Bijective hashes may be used for encryption, but that doesn't necessarily mean they are "secure". It depends on what you want. If you want something fast, then you'll likely have to sacrifice quality. If you want something more random, you'll probably have to forgo speed. And finding something in between is where testing hashes is most invaluable.

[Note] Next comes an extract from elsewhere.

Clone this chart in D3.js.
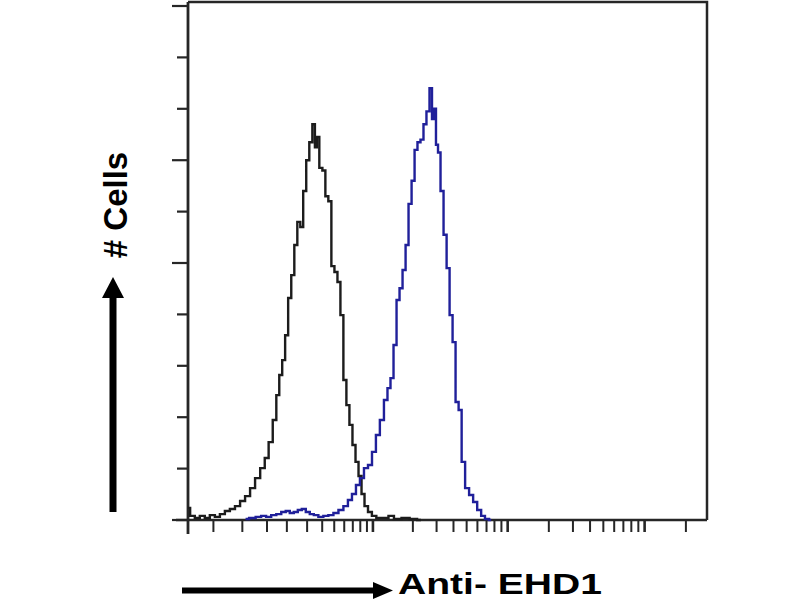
<!DOCTYPE html>
<html>
<head>
<meta charset="utf-8">
<script src="https://cdn.jsdelivr.net/npm/d3@7"></script>
<style>
  html, body { margin: 0; padding: 0; background: #fff; }
  svg { display: block; }
</style>
</head>
<body>
<div id="chart"></div>
<script>
// fluorescence intensity (bin position) and event counts
const controlX = [0, 0.35, 0.8, 1.27, 1.8, 2.37, 3.0, 3.67, 4.4, 5.2, 6.1, 7.05, 8.07, 9.2, 10.4,
  11.8, 12.9, 14.1, 15.5, 16.5, 17.6, 18.7, 19.9, 21.2, 22.6, 24.0, 25.5, 27.0, 28.6, 30.4,
  32.2, 34.2, 35.5, 36.8, 39.0, 41.3, 43.6, 46.1, 48.8, 51.6, 54.5, 57.5, 60.7, 64.1, 67.7,
  71.5, 75.5, 79.6, 84.0, 88.5, 95.0, 101.5, 111, 125.7, 137, 152, 178, 201, 230];
const controlCount = [4.7, 1.6, 0.8, 1.6, 0.8, 1.9, 1.2, 2.3, 3.5, 4.3, 5.4, 7.4, 9.3, 12.4, 16.3,
  20.2, 24.1, 30.3, 38.9, 48.6, 56.4, 62.2, 71.9, 86.4, 95.3, 107, 116, 114, 128, 140,
  147, 154, 145, 149, 137, 136, 126, 124, 98.8, 96.5, 92.6, 79.7, 54.5, 44.7, 37.0,
  29.2, 22.6, 17.1, 10.1, 5.4, 3.1, 1.6, 0.8, 0.8, 1.6, 0.4, 0.8, 0.4, 0];

const ehd1X = [7.65, 9.2, 10.7, 12.0, 13.5, 15.1, 16.9, 18.7, 20.4, 22.1, 24.0, 26.0, 28.1,
  30.4, 32.8, 35.5, 39.0, 42.8, 47.0, 51.6, 56.5, 61.8, 66.5, 71.5, 76.7, 82.4, 88.5, 95.0,
  101.9, 109, 117, 125.7, 132.3, 139.6, 147, 155, 163, 172, 181, 190.4, 201, 211, 222,
  234, 246, 259, 273, 282, 292, 302, 313, 329, 347, 365, 384, 404, 425, 448,
  471, 504, 539, 578, 618, 661, 703, 757];
const ehd1Count = [0.4, 0.8, 1.2, 1.6, 1.2, 1.9, 2.3, 3.1, 3.5, 2.7, 3.1, 3.9, 4.3,
  3.1, 2.3, 1.9, 1.2, 1.6, 1.9, 2.7, 3.9, 5.4, 7.8, 10.1, 13.6, 16.3, 20.2, 21.4,
  26.5, 33.1, 38.9, 46.7, 51.3, 55.2, 68.1, 85.6, 90.2, 97.3, 107, 123, 132, 144, 147,
  148, 154, 159, 168, 156, 160, 146, 143, 128, 111, 98, 79.7, 69.2, 45.9, 42.8,
  22.6, 12.4, 9.7, 7.0, 3.9, 1.6, 0.4, 0];

const xTicks = [0, 2.5, 7, 13, 20, 30, 40, 50, 60, 70, 80, 90,
  100, 200, 300, 400, 500, 600, 700, 800, 900,
  1000, 2000, 3000, 4000, 5000, 6000, 7000, 8000, 9000,
  10000, 20000];
const xMajorTicks = [100, 1000, 10000];
const yTicks = [0, 20, 40, 60, 80, 100, 120, 140, 160, 180, 200];
const yLongTicks = [0, 100, 140, 200];

const width = 800, height = 600;
const plot = { left: 188, right: 707, top: 2, bottom: 520 };
const axisColor = '#262626';

const svg = d3.select('#chart').append('svg')
  .attr('width', width)
  .attr('height', height);

const x = d3.scaleSymlog()
  .constant(4.7)
  .domain([0, 28500])
  .range([plot.left, plot.right]);

const y = d3.scaleLinear()
  .domain([0, 200])
  .range([plot.bottom, 6]);

// frame (top + right)
svg.append('path')
  .attr('d', `M${plot.left},${plot.top} H${plot.right} V${plot.bottom}`)
  .attr('fill', 'none')
  .attr('stroke', axisColor)
  .attr('stroke-width', 2.5);

// x axis
svg.append('line')
  .attr('x1', 176).attr('x2', plot.right)
  .attr('y1', plot.bottom).attr('y2', plot.bottom)
  .attr('stroke', axisColor)
  .attr('stroke-width', 2.5);

svg.append('g').selectAll('line')
  .data(xTicks)
  .enter().append('line')
  .attr('x1', d => x(d)).attr('x2', d => x(d))
  .attr('y1', plot.bottom).attr('y2', plot.bottom + 12)
  .attr('stroke', axisColor)
  .attr('stroke-width', d => xMajorTicks.includes(d) ? 2.6 : 2);

// y axis
svg.append('line')
  .attr('x1', plot.left).attr('x2', plot.left)
  .attr('y1', plot.top).attr('y2', plot.bottom + 14)
  .attr('stroke', axisColor)
  .attr('stroke-width', 2.8);

svg.append('g').selectAll('line')
  .data(yTicks)
  .enter().append('line')
  .attr('x1', d => yLongTicks.includes(d) ? 172 : 177)
  .attr('x2', plot.left)
  .attr('y1', d => y(d)).attr('y2', d => y(d))
  .attr('stroke', axisColor)
  .attr('stroke-width', 2.2);

// histograms
const line = d3.line()
  .x(d => x(d[0]))
  .y(d => y(d[1]))
  .curve(d3.curveStep);

svg.append('path')
  .datum(d3.zip(controlX, controlCount))
  .attr('d', line)
  .attr('fill', 'none')
  .attr('stroke', '#1c1c1c')
  .attr('stroke-width', 2.4);

svg.append('path')
  .datum(d3.zip(ehd1X, ehd1Count))
  .attr('d', line)
  .attr('fill', 'none')
  .attr('stroke', '#20209a')
  .attr('stroke-width', 2.4);

// y label with arrow
svg.append('path')
  .attr('d', 'M109.5,512 V298 H102 L113,277 L124,298 H116.5 V512 Z')
  .attr('fill', '#000');

svg.append('text')
  .attr('transform', 'translate(127,205) rotate(-90)')
  .attr('text-anchor', 'middle')
  .attr('font-family', 'Liberation Sans, Arial, sans-serif')
  .attr('font-weight', 'bold')
  .attr('font-size', 33)
  .attr('fill', '#000')
  .text('# Cells');

// x label with arrow
svg.append('path')
  .attr('d', 'M182,587.5 H373 V582 L393,590.5 L373,599 V593.5 H182 Z')
  .attr('fill', '#000');

svg.append('text')
  .attr('x', 398)
  .attr('y', 593.5)
  .attr('font-family', 'Liberation Sans, Arial, sans-serif')
  .attr('font-weight', 'bold')
  .attr('font-size', 29)
  .attr('fill', '#000')
  .attr('textLength', 204)
  .attr('lengthAdjust', 'spacingAndGlyphs')
  .text('Anti- EHD1');
</script>
</body>
</html>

myth0genesis commented 1 year ago

Just thought I'd give an update on my GPU hash test suite progress. I'm too clumsy with GitHub to really maintain a codebase here yet, as I'm still pretty new to the platform. Since I'm going with the NIST SP 800-22 recommendations for tests, I needed to build a small codebase of fast (though slightly less accurate) variants of some of the functions in the cephes.h and math.h libraries. Namely, I've made the shader language equivalents of the erf() and gamma-related functions which are so ubiquitous throughout the last steps of each test the NIST recommends. Some tests will be blazing-fast on a GPU, like the random walk test, where you could literally test strings of hundreds of millions of bits in less than a second on a modern mid-tier graphics card. Even the discrete Fourier transform test can be performed on a very large set in almost no time at all. But the monobit frequency test is a bit trickier regarding fast memory management and parallelism. It's a bit more involved trying to keep as many of the results of the different stages of computation on GPU memory without leaving a huge gap of under-utilized memory somewhere or having to write to and read from non-volatile memory. The main difficulty, though, is in workgroups being limited to a 3D structure, but needing to do computations in 4D without having too much overhead in doing computationally-heavy transforms from the workgroup IDs to the integer space in a 4x32-bit hash.

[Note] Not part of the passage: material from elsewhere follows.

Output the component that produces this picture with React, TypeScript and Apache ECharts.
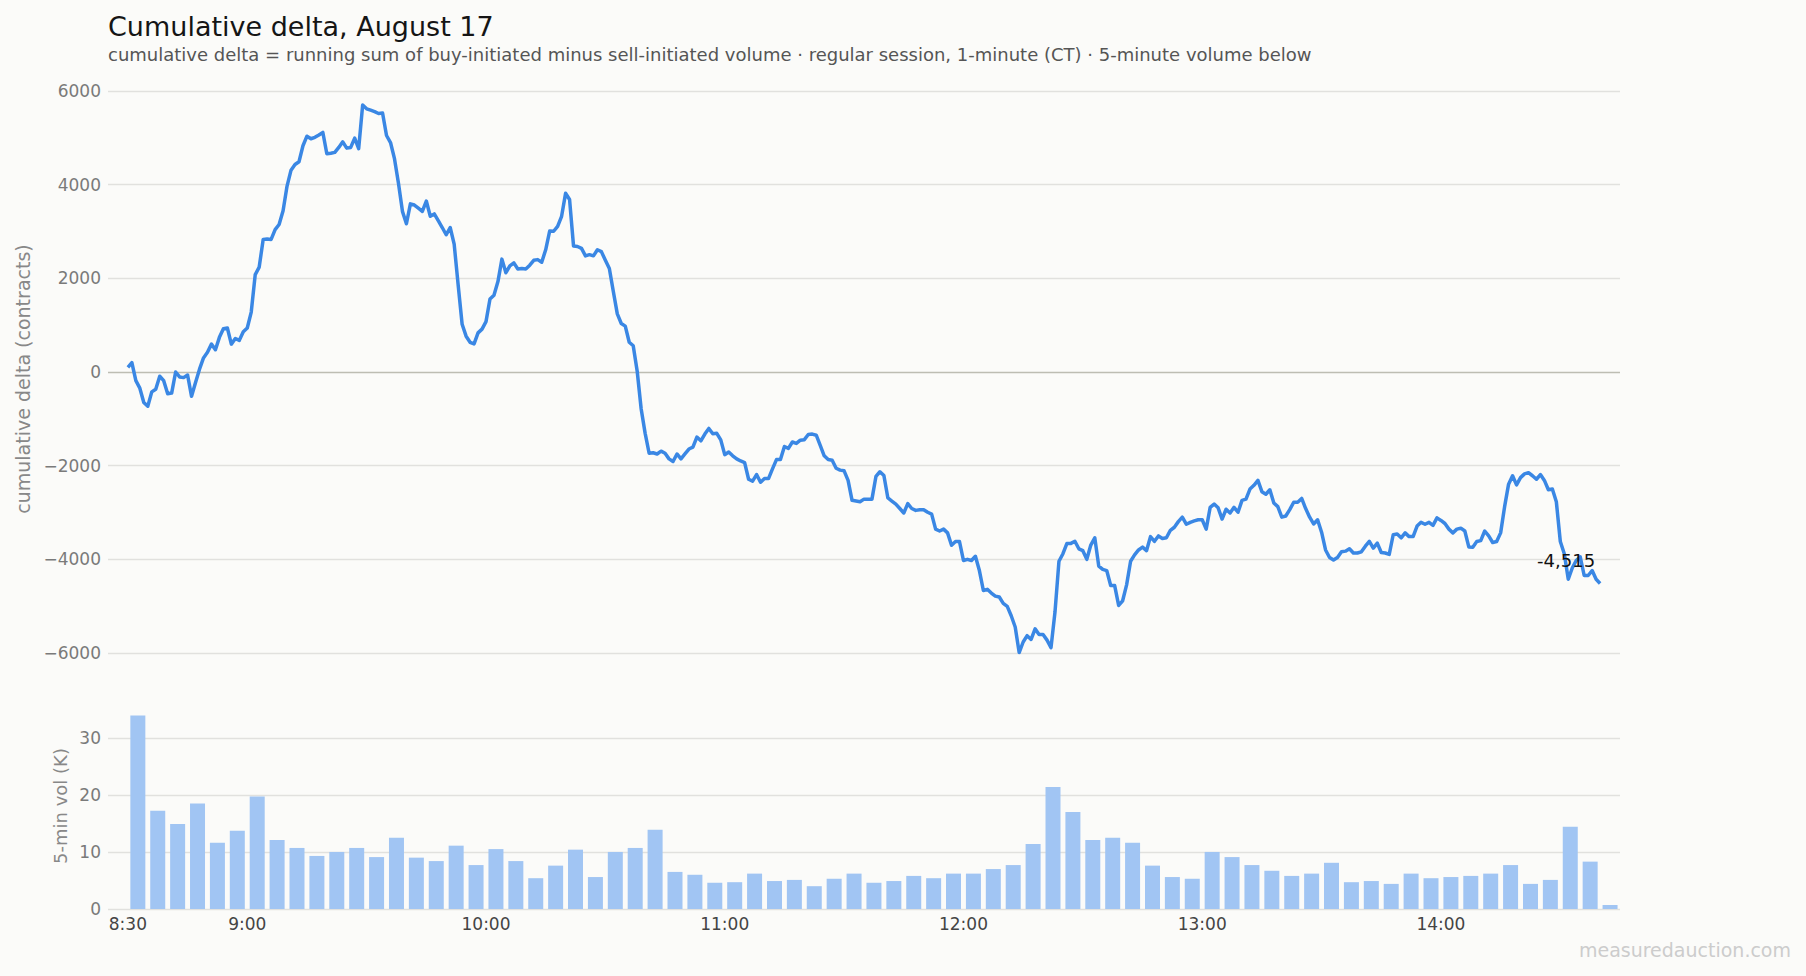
import React, { useEffect, useRef } from "react";
import * as echarts from "echarts";

// minutes after midnight (CT)
const SESSION_START = 510; // 8:30
const AXIS_MIN = 505;
const AXIS_MAX = 885;
const TIME_LABELS = [510, 540, 600, 660, 720, 780, 840];
const BAR_MINUTES = 5;

const TITLE = "Cumulative delta, August 17";
const SUBTITLE =
  "cumulative delta = running sum of buy-initiated minus sell-initiated volume · regular session, 1-minute (CT) · 5-minute volume below";
const WATERMARK = "measuredauction.com";
const DELTA_NAME = "cumulative delta (contracts)";
const VOL_NAME = "5-min vol (K)";

// cumulative delta, one value per minute from 8:30
const cumDelta = [
  100, 200, -185, -345, -650, -730, -425, -370, -90, -185,
  -465, -450, 0, -105, -120, -65, -520, -225, 60, 300,
  420, 595, 475, 740, 925, 940, 595, 715, 675, 860,
  940, 1280, 2080, 2240, 2830, 2840, 2830, 3040, 3150, 3445,
  3970, 4310, 4430, 4490, 4830, 5035, 4980, 5010, 5060, 5115,
  4660, 4670, 4690, 4795, 4915, 4780, 4795, 4995, 4770, 5700,
  5620, 5590, 5560, 5520, 5530, 5050, 4900, 4555, 4030, 3430,
  3165, 3590, 3565, 3500, 3430, 3650, 3325, 3375, 3230, 3085,
  2930, 3085, 2730, 1860, 1020, 765, 635, 600, 835, 915,
  1075, 1560, 1640, 1930, 2410, 2120, 2265, 2330, 2200, 2210,
  2200, 2280, 2385, 2400, 2345, 2610, 3010, 3005, 3110, 3325,
  3815, 3685, 2690, 2680, 2640, 2480, 2505, 2480, 2610, 2570,
  2385, 2210, 1720, 1240, 1035, 980, 635, 560, 15, -790,
  -1310, -1735, -1725, -1750, -1690, -1735, -1855, -1910, -1750, -1855,
  -1750, -1645, -1605, -1390, -1470, -1325, -1205, -1320, -1310, -1450,
  -1765, -1710, -1790, -1855, -1900, -1935, -2290, -2330, -2190, -2355,
  -2275, -2275, -2070, -1870, -1870, -1590, -1630, -1495, -1525, -1455,
  -1445, -1335, -1325, -1350, -1565, -1790, -1870, -1885, -2055, -2095,
  -2110, -2315, -2740, -2755, -2770, -2715, -2715, -2715, -2230, -2130,
  -2210, -2690, -2755, -2820, -2915, -3010, -2810, -2915, -2955, -2940,
  -2940, -2995, -3035, -3355, -3395, -3355, -3435, -3700, -3620, -3620,
  -4025, -4000, -4025, -3935, -4240, -4665, -4640, -4720, -4785, -4805,
  -4940, -5005, -5205, -5445, -5990, -5765, -5630, -5710, -5485, -5605,
  -5605, -5725, -5885, -5125, -4040, -3880, -3660, -3660, -3615, -3775,
  -3815, -4000, -3695, -3540, -4145, -4215, -4240, -4560, -4560, -4985,
  -4885, -4545, -4040, -3905, -3800, -3740, -3815, -3515, -3615, -3500,
  -3555, -3540, -3380, -3315, -3195, -3100, -3250, -3210, -3180, -3155,
  -3155, -3355, -2890, -2820, -2900, -3140, -2930, -3010, -2890, -2995,
  -2740, -2715, -2500, -2420, -2315, -2555, -2610, -2515, -2795, -2875,
  -3100, -3075, -2940, -2780, -2780, -2700, -2915, -3100, -3245, -3155,
  -3420, -3800, -3960, -4015, -3960, -3840, -3825, -3775, -3865, -3865,
  -3840, -3720, -3615, -3760, -3655, -3855, -3865, -3895, -3475, -3460,
  -3540, -3435, -3515, -3515, -3290, -3210, -3250, -3210, -3275, -3115,
  -3170, -3235, -3355, -3435, -3355, -3335, -3395, -3735, -3740, -3620,
  -3600, -3395, -3500, -3640, -3620, -3435, -2875, -2395, -2215, -2410,
  -2255, -2175, -2150, -2215, -2290, -2190, -2315, -2515, -2500, -2770,
  -3620, -3880, -4425, -4185, -4025, -3945, -4345, -4345, -4240, -4425,
  -4515,
];

// 5-minute volume, thousands of contracts, from 8:30
const vol5m = [
  33.9, 17.2, 14.9, 18.5, 11.6, 13.7, 19.7, 12.1, 10.7, 9.3,
  10.0, 10.7, 9.1, 12.5, 9.0, 8.4, 11.1, 7.7, 10.5, 8.4,
  5.4, 7.6, 10.4, 5.6, 10.0, 10.7, 13.9, 6.5, 6.0, 4.6,
  4.7, 6.2, 4.9, 5.1, 4.0, 5.3, 6.2, 4.6, 4.9, 5.8,
  5.4, 6.2, 6.2, 7.0, 7.7, 11.4, 21.4, 17.0, 12.1, 12.5,
  11.6, 7.6, 5.6, 5.3, 10.0, 9.1, 7.7, 6.7, 5.8, 6.2,
  8.1, 4.7, 4.9, 4.4, 6.2, 5.4, 5.6, 5.8, 6.2, 7.7,
  4.4, 5.1, 14.4, 8.3, 0.7,
];

const DELTA_MIN = -6000;
const DELTA_MAX = 6000;
const DELTA_STEP = 2000;
const VOL_MAX = 34;
const VOL_STEP = 10;

const FONT = "DejaVu Sans";
const LINE_COLOR = "#3a87e4";
const BAR_COLOR = "#a1c5f3";
const GRID_COLOR = "#e1e1de";
const ZERO_COLOR = "#bdbdb3";
const NAME_COLOR = "#888888";

const fmtTime = (v: number) => `${Math.floor(v / 60)}:${String(v % 60).padStart(2, "0")}`;
const fmtDelta = (v: number) => (v < 0 ? "\u2212" + Math.abs(v) : String(v));

export default function App() {
  const ref = useRef<HTMLDivElement>(null);

  useEffect(() => {
    document.body.style.margin = "0";
    const el = ref.current!;
    const chart = echarts.init(el, null, { renderer: "svg" });

    const lineData = cumDelta.map((v, i) => [SESSION_START + i, v]);
    const barData = vol5m.map((v, i) => [SESSION_START + i * BAR_MINUTES + BAR_MINUTES / 2, v]);
    const last = lineData[lineData.length - 1];

    const deltaTickCount = (DELTA_MAX - DELTA_MIN) / DELTA_STEP + 1;
    const deltaSplitColors = Array.from({ length: deltaTickCount }, (_, i) =>
      DELTA_MIN + i * DELTA_STEP === 0 ? ZERO_COLOR : GRID_COLOR
    );
    const volSplitColors = [GRID_COLOR, GRID_COLOR, GRID_COLOR, GRID_COLOR, "rgba(0,0,0,0)"];

    chart.setOption({
      animation: false,
      backgroundColor: "#fbfbf9",
      textStyle: { fontFamily: FONT },
      title: [
        {
          text: TITLE,
          left: 108,
          top: 13,
          padding: 0,
          textStyle: { fontFamily: FONT, fontSize: 27, fontWeight: "normal", color: "#151515" },
        },
        {
          text: SUBTITLE,
          left: 108,
          top: 45,
          padding: 0,
          textStyle: { fontFamily: FONT, fontSize: 18, fontWeight: "normal", color: "#555555" },
        },
        {
          text: WATERMARK,
          right: 15,
          top: 940,
          padding: 0,
          textStyle: { fontFamily: FONT, fontSize: 19, fontWeight: "normal", color: "#cccccc" },
        },
      ],
      graphic: [
        {
          type: "text",
          x: 23,
          y: 379,
          rotation: Math.PI / 2,
          silent: true,
          style: {
            text: DELTA_NAME,
            fill: NAME_COLOR,
            font: `19px "${FONT}"`,
            align: "center",
            verticalAlign: "middle",
          },
        },
        {
          type: "text",
          x: 60,
          y: 806,
          rotation: Math.PI / 2,
          silent: true,
          style: {
            text: VOL_NAME,
            fill: NAME_COLOR,
            font: `18px "${FONT}"`,
            align: "center",
            verticalAlign: "middle",
          },
        },
      ],
      grid: [
        { left: 108, right: 186, top: 91, height: 562 },
        { left: 108, right: 186, top: 715, height: 194 },
      ],
      xAxis: [
        {
          type: "value",
          gridIndex: 0,
          min: AXIS_MIN,
          max: AXIS_MAX,
          show: false,
        },
        {
          type: "value",
          gridIndex: 1,
          min: AXIS_MIN,
          max: AXIS_MAX,
          axisLine: { show: false },
          axisTick: { show: false },
          splitLine: { show: false },
          axisLabel: {
            customValues: TIME_LABELS,
            formatter: (v: number) => fmtTime(v),
            color: "#444444",
            fontSize: 17,
            fontFamily: FONT,
            margin: 6,
          },
        },
      ],
      yAxis: [
        {
          type: "value",
          gridIndex: 0,
          min: DELTA_MIN,
          max: DELTA_MAX,
          interval: DELTA_STEP,
          axisLine: { show: false },
          axisTick: { show: false },
          axisLabel: {
            formatter: (v: number) => fmtDelta(v),
            color: "#7a7a7a",
            fontSize: 17,
            fontFamily: FONT,
            margin: 7,
          },
          splitLine: { show: true, lineStyle: { color: deltaSplitColors, width: 1.3 } },
        },
        {
          type: "value",
          gridIndex: 1,
          min: 0,
          max: VOL_MAX,
          interval: VOL_STEP,
          axisLine: { show: false },
          axisTick: { show: false },
          axisLabel: {
            formatter: (v: number) => (v % VOL_STEP === 0 ? String(v) : ""),
            color: "#7a7a7a",
            fontSize: 17,
            fontFamily: FONT,
            margin: 7,
          },
          splitLine: { show: true, lineStyle: { color: volSplitColors, width: 1.3 } },
        },
      ],
      series: [
        {
          type: "line",
          xAxisIndex: 0,
          yAxisIndex: 0,
          data: lineData,
          showSymbol: false,
          symbol: "none",
          lineStyle: { color: LINE_COLOR, width: 3.5, join: "round" },
          itemStyle: { color: LINE_COLOR },
          silent: true,
          markPoint: {
            symbol: "circle",
            symbolSize: 0,
            silent: true,
            data: [{ coord: last, value: last[1] }],
            label: {
              show: true,
              position: "left",
              distance: 5,
              offset: [0, -23],
              formatter: () => last[1].toLocaleString("en-US"),
              color: "#111111",
              fontSize: 18,
              fontFamily: FONT,
            },
          },
        },
        {
          type: "bar",
          xAxisIndex: 1,
          yAxisIndex: 1,
          data: barData,
          barWidth: 15,
          itemStyle: { color: BAR_COLOR },
          silent: true,
        },
      ],
    });

    return () => chart.dispose();
  }, []);

  return <div ref={ref} style={{ position: "fixed", left: 0, top: 0, width: 1806, height: 976 }} />;
}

tommyettinger commented 1 year ago

It seems odd that the NIST recommends using erf() for evaluating statistical properties of a digital algorithm, since there are many different approximations of it but it doesn't seem to be directly calculatable. I wonder what alternative hash tests like SMHasher use... It sounds like you've already done a lot of hard work, thank you for that!

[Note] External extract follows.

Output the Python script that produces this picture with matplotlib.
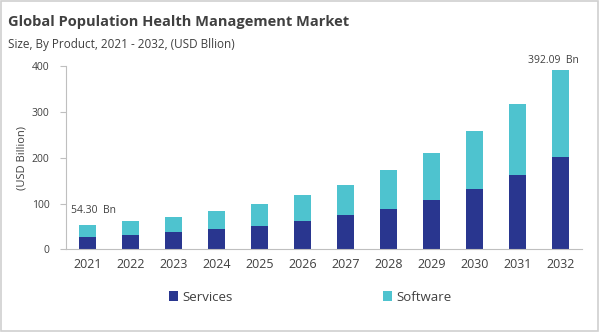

myth0genesis commented 1 year ago

In the case of the NIST's recommendations, erf() and igamc() only seem to be used in the final step of tests, namely calculating p-values, so there really shouldn't be much in the way of cumulative error issues. The erf() approximation I settled on is Winitzki's, as it's a lot faster than using continued fractions and is more accurate than the Bürmann series. It's accurate to about 7 significant digits. The upper incomplete gamma function was a bit tougher, as I went through about a dozen "approximation" methods that seemed to work fine with really high upper bounds values, but were terrible when the upper bounds were small and close to the lower bounds. Some were off by more than a factor of 2 with lower values. I actually had to look in a 1992 publication of "Numerical Recipes in FORTRAN 77" to find that the best way was just to use the odd-number continued fractions to get it to converge really quickly. The accuracy I've found to be anywhere between 6 and 11 significant digits with just four iterations, with the accuracy being on the higher end for lower values. An accuracy of 3 significant digits is all that's needed for the NIST's tests, as the p-value threshold is 0.01 for all of them, as far as I'm aware. Either way, all of the transcendental versions of these functions can be represented as a continued fraction with integers, so the accuracy can be whatever a user desires. Good point, @tommyettinger! I should perhaps give users the option to choose which form of the functions to use, either the faster ones or the transcendental ones where they could choose the number of iterations for each that suit their needs.